Scale is the trickiest part, especially in smaller tanks. I keep a small LEGO minifigure in my aquascaping toolkit – sounds ridiculous, but placing it in the tank during setup helps me maintain realistic proportions. That piece of driftwood might look like a massive fallen tree from outside the tank, but if the LEGO guy could walk over it easily, the illusion breaks down.

I’ve started thinking about my aquascapes as tiny theatrical sets, complete with foreground, midground, and background elements that create depth and draw the viewer’s eye through the composition. The best tanks have layers that reveal themselves slowly – details you notice after looking for a while, subtle arrangements that become more interesting the longer you study them.

This artistic approach has completely changed how I maintain tanks too. Trimming isn’t just about keeping plants healthy anymore – it’s about maintaining the composition, preserving sight lines, keeping the story coherent as everything grows and changes. Sometimes that means cutting back perfectly healthy plants because they’re disrupting the visual flow.
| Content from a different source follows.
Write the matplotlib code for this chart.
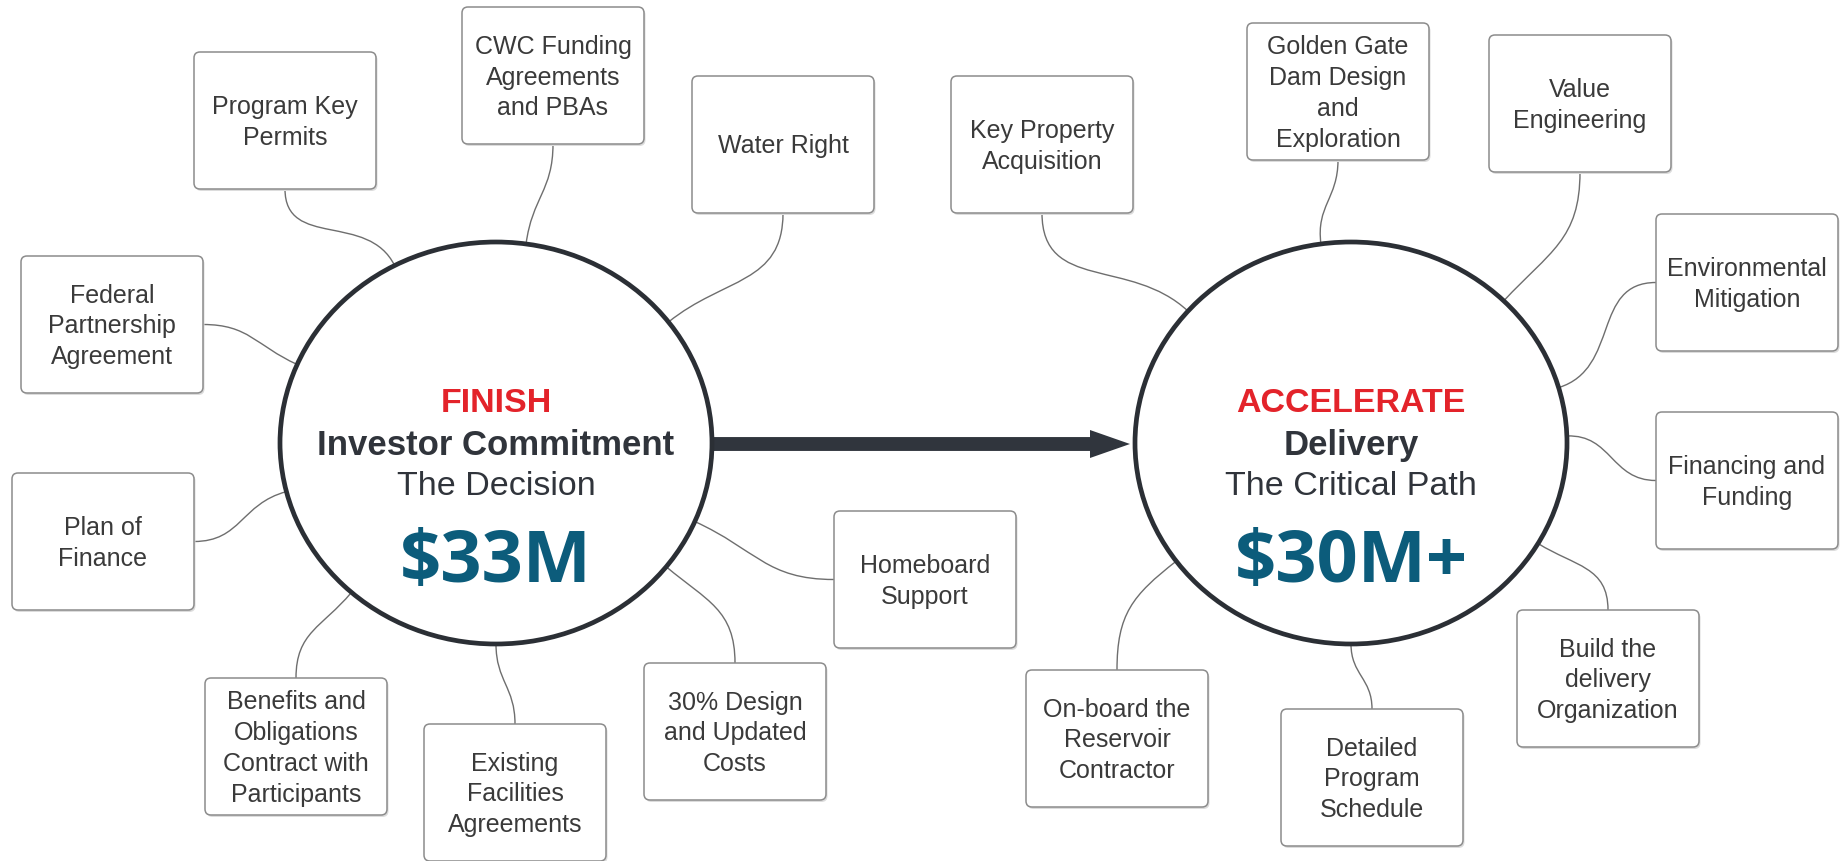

My wife thinks I’ve gotten a little obsessive about this stuff, and she’s probably right. I definitely spend too much time rearranging tiny pieces of wood and photographing substrate slopes from different angles. But when a tank finally clicks – when all the elements work together to create something that feels larger than the sum of its parts – that moment makes all the fussing worthwhile.

The kids get it too. They might not understand composition theory or color balance, but they can feel the difference between a tank that’s just alive and a tank that tells a story. And honestly, that’s all the validation I need.